A Monfalcone, pare si sia imboccata la strada dei divieti, invocando la difesa della nostra identità 'cristiana'. Ma quale identità cristiana? Lo sappiamo tutti che sempre meno entrano in chiesa la domenica, che alcuni oratori possiamo utilizzarli come scuole o altri servizi pubblici, anche perché sempre più vuoti. Sappiamo che i matrimoni civili superano quelli celebrati in chiesa. Eppure invochiamo un cristianesimo fatto di rosari e vangeli sbandierati nei comizi e poco vissuti nella vita.
Già, ma mi torna la domanda: un progetto di convivenza non possiamo elaborarlo? Non penseremo mica che le comunità di stranieri, da qualunque parte del mondo provengano, sono destinate a sparire? Ma tutti quelli dei Sud che, quando sono arrivato a Monfalcone nel 1970, venivano descritti come quelli che “mettono i pomodori nella vasca da bagno” , non sono oggi parte della nostra comunità? Chi voleva che gli 'stranieri' arrivati dagli anni Novanta in poi se ne tornassero via, deve registrare solo che in questi ultimi anno sono quasi raddoppiati. E stiamo a discutere se si va al bagno vestiti?

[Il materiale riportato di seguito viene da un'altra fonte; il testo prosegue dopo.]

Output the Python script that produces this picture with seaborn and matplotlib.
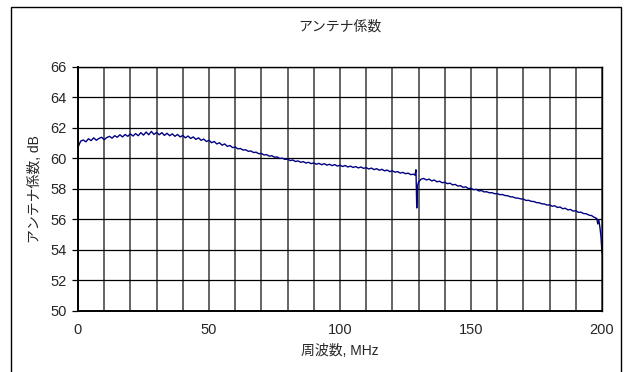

Non ci accorgiamo che senza un progetto di civile convivenza, Monfalcone, magari con tanti fiorellini sulle strade del centro, è destinata ad essere una città divisa, con gente che si guarda in cagnesco? Per questo non mi entusiasma discutere su come si va in spiaggia a Marina Julia. Mi pare più importante che la città si impegni in un confronto e in un dialogo che porti ad una civile convivenza.
Abbiamo tanti problemi sui quali dialogare e discutere tra di noi, con la Regione, con lo Stato (Fincantieri ha i suoi indirizzi da chi sta al governo del Paese). Fintanto che ci accaloriamo sui social, quasi fossimo ad una partita di calcio dove il tifo prevale spesso sulla ragione, non ne verremo fuori. Occorre capacità di ascolto e di dialogo tra tutti, altrimenti, mentre la città affonda, continueremo leggere sul giornale e a discutere su come si va in bicicletta, su come ci si veste al mare, su dove si mettono i fiorellini, su quali manifestazioni fare per salvare il nostro commercio.